Why should a theme designer rely on system colors?  That does not sound
like a good theme.  Again, the default should rely on system colors, not
arbitrary themes.

You are not responding to the point I make in the text you quote.
don't know why a theme designer would use system colors either. That's
not the point. I'm saying that explicitly-chosen themes should never
trigger the code under discussion if they're well-designed.

Okay.  I don't know why that is relevant though.

It's relevant because you're arguing as if we arbitrarily replace user-specified colors with algorithmically-derived colors. We only do that when the colors we would otherwise use are not legible against each other. Any well-designed theme will never trigger this code because it will never produce an illegible color combination. If it did, it would be better for users for Emacs to override the theme and produce text users can read.

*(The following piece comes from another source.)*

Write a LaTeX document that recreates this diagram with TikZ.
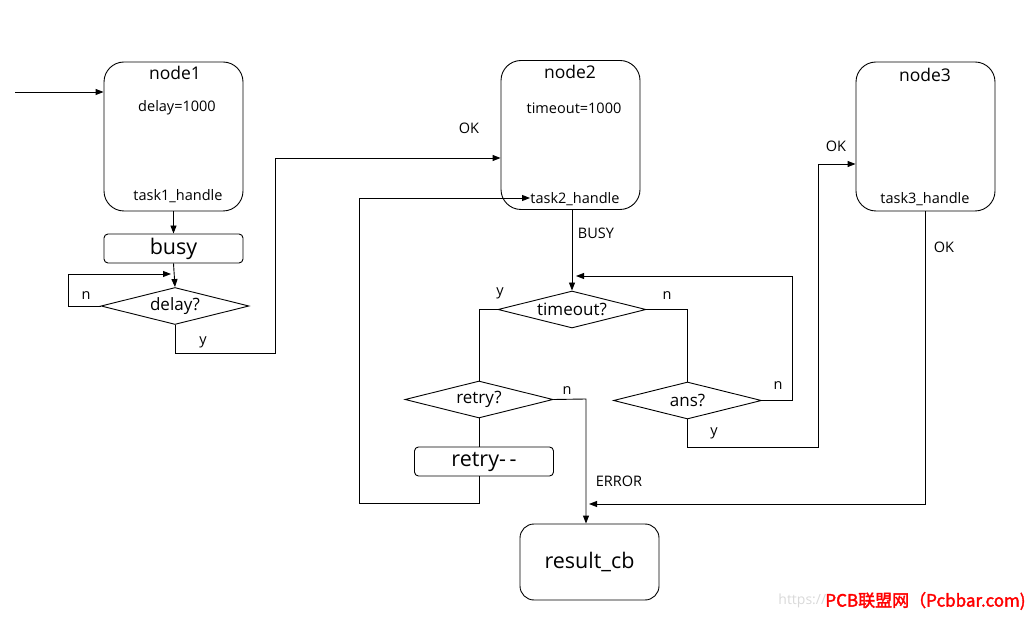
\documentclass[tikz,border=0pt]{standalone}
\usepackage{fontspec}
\setmainfont{Open Sans}
\newfontfamily\cjk[AutoFakeBold=2]{Noto Sans CJK SC}
\usetikzlibrary{arrows.meta,shapes.geometric,calc}
\begin{document}
\begin{tikzpicture}[x=1pt,y=-1pt,line width=0.9pt,
  big/.style={draw,rounded corners=20pt,minimum width=139pt,minimum height=149pt,inner sep=0pt},
  bar/.style={draw,rounded corners=4pt,minimum width=139pt,minimum height=29pt,inner sep=0pt,font=\fontsize{21.5}{22}\selectfont},
  dec/.style={draw,diamond,aspect=4,minimum width=148pt,minimum height=37pt,inner sep=0pt,font=\fontsize{17}{18}\selectfont},
  arr/.style={-{Triangle[length=8pt,width=6pt]}},
  ttl/.style={inner sep=0pt,font=\fontsize{17.5}{18}\selectfont},
  txt/.style={inner sep=0pt,font=\fontsize{14.5}{15}\selectfont},
  lbl/.style={inner sep=0pt,font=\fontsize{14.5}{15}\selectfont},
  sml/.style={inner sep=0pt,font=\fontsize{14.5}{15}\selectfont}]
\useasboundingbox (0,0) rectangle (1031,617);
% node1
\node[big] (n1) at (173.5,136.5) {};
\node[ttl] (n1t) at (175,73) {node1};
\node[txt] (n1d) at (177,108) {delay=1000};
\node[txt] (n1h) at (178,196) {task1\_handle};
\node[bar] (busy) at (173.5,248.5) {busy};
\node[dec] (dly) at (175,306) {delay?};
% node2
\node[big] (n2) at (570.5,135) {};
\node[ttl] (n2t) at (570,72) {node2};
\node[txt] (n2d) at (574,108) {timeout=1000};
\node[txt] (n2h) at (575,199) {task2\_handle};
\node[dec] (to) at (572,309.5) {timeout?};
\node[dec] (rt) at (479,399.5) {retry?};
\node[dec] (ans) at (687.5,400.5) {ans?};
\node[bar] (rdec) at (484,461.5) {retry-\,-};
% node3
\node[big] (n3) at (925.5,136.5) {};
\node[ttl] (n3t) at (925,75) {node3};
\node[txt] (n3h) at (925,199) {task3\_handle};
% result
\node[draw,rounded corners=14pt,minimum width=139pt,minimum height=76pt,inner sep=0pt,font=\fontsize{21.5}{22}\selectfont] (res) at (589.5,562) {result\_cb};
% coordinates
\coordinate (in) at (15,92);
\coordinate (nl) at (68,274);
\coordinate (y1) at (275,353);
\coordinate (y1b) at (275,158);
\coordinate (al) at (792,276);
\coordinate (ay1) at (818,447);
\coordinate (ay2) at (818,164);
\coordinate (rn) at (586,399);
\coordinate (rb1) at (359,503);
\coordinate (rb2) at (359,198);
\coordinate (o3) at (589,504);
% connectors
\draw[arr] (in) -- (n1.west |- in);
\draw[arr] (n1.south) -- (busy.north);
\draw[arr] (busy.south) -- (dly.north);
\draw[arr] (dly.west) -| (nl) -- ($(dly.north |- nl)+(-4,0)$);
\draw[arr] (dly.south) |- (y1) -- (y1b) -- (n2.west |- y1b);
\draw[arr] (to.north |- n2.south) -- (to.north);
\draw (to.west) -| (rt.north);
\draw (to.east) -| (ans.north);
\draw[arr] (ans.east) -| (al) -- ($(to.north |- al)+(4,0)$);
\draw[arr] (ans.south) |- (ay1) -- (ay2) -- (n3.west |- ay2);
\draw[arr] (rt.east) -- (rn) -- (rn |- res.north);
\draw (rt.south) -- (rt.south |- rdec.north);
\draw[arr] (rt.south |- rdec.south) |- (rb1) -- (rb2) -- (n2h.west |- rb2);
\draw[arr] (n3.south) |- (o3);
% labels
\node[lbl] (l1) at (86,296) {n};
\node[lbl] (l2) at (203,342) {y};
\node[lbl] (l3) at (469,128) {OK};
\node[sml] (l4) at (596,233) {BUSY};
\node[lbl] (l5) at (500,293) {y};
\node[lbl] (l6) at (667,296) {n};
\node[lbl] (l7) at (778,386) {n};
\node[lbl] (l8) at (714,433) {y};
\node[lbl] (l9) at (836,146) {OK};
\node[lbl] (l10) at (567,391) {n};
\node[sml] (l11) at (619,481) {ERROR};
\node[lbl] (l12) at (944,247) {OK};
% watermark
\node[inner sep=0pt,anchor=west,text=black!15,font=\fontsize{14}{15}\selectfont] (wm1) at (778,601) {https://};
\node[inner sep=0pt,anchor=east,text=red,font=\cjk\bfseries\fontsize{17}{18}\selectfont] (wm2) at (1026,601) {PCB联盟网（Pcbbar.com)};
\end{tikzpicture}
\end{document}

In any case, themes probably won't set :contrast-function, so it won't matter.

That is not a use case.  A use case describes what an actual user does
and in what situation automatically calculates colors enters the

This entire thread describes the use case. There are abundant examples.
Your objection here is baseless.

There is a lot of handwaving and describing of mechanisms, but not one
real world example, i.e. what major mode and which font lock faces and
possible other faces are involved, and what does the user do to trigger
the generated color.

Message-ID: <address@hidden>
From: Daniel Colascione <address@hidden>
So to put the discussion in more concrete terms: say I run a stock
GTK3 Emacs on a system with a background color exactly equal to
"Blue1", which is the color we use for font-lock-function-name-face.
I visit xfaces.c, search for "UNSPECIFIEDP", and hit C-a C-SPC C-e.
What colors do you propose we use for the text "UNSPECIFIEDP" on that

You can do that today and see which color gets used.
It is the one Emacs trunk uses today, the Gtk selection foreground color.

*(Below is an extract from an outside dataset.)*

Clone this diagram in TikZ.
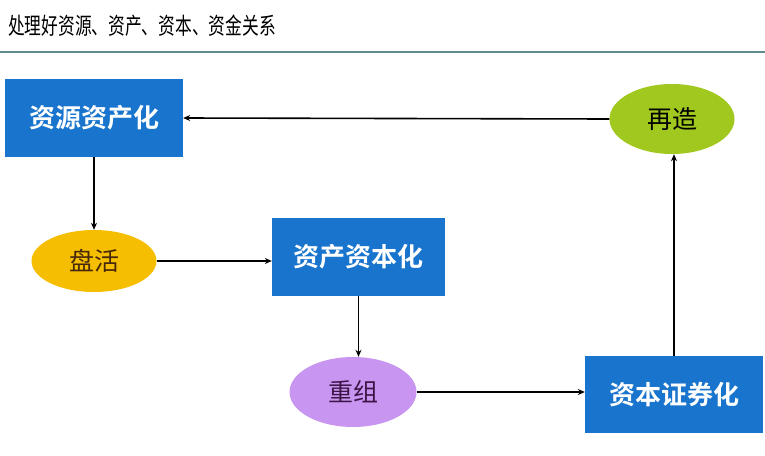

:distant-foreground has far too narrow a justification to warrant being
a face property by itself.

Also, just an opinion, not based on some documented design rule in any
Emacs or GNU document.

So only GNU documents count now, not reasoned arguments?

No, but if documentation of some design rule existed it would give
weight to your argument.  But your statement about :distant-foreground
being too narrow is just your personal opinion which you have not
motivated with any reasoned argument, just asserted.

I'm not the only one who's expressed concerns about the design of the feature.

Good, then you should be able to motivate your design rules with no effort.

This is incredibly frustrating. I've *already* "motivated" my concerns, as have Drew Adams and Chong Yidong. Briefly, the proposed face attribute addresses one specific problem and not easily-foreseeable related problems, hard-codes a particular policy choice for solving that problem. It requires that we support this particular hard-coded policy choice for all time, since we can't easily remove face attributes once we've added them. Automatically adjusting colors for contrast is subtle and applicable to *any* situation where we need to combine faces for disparate sources.

Further, a single foreground-color attribute is inadequate for the general case, since there's no guarantee that the "distant" color contrasts against the background any better than the normal color does. In practice, your feature is only good for the region face, since there, we can specify the system selection background. That's what I mean when I say it's "too narrow": your solution is a special-case hack that doesn't fully address the issues surrounding the problem it means to solve. If we fully solve the problem after shipping distant-foreground, we'll just have to support *both* solutions forever.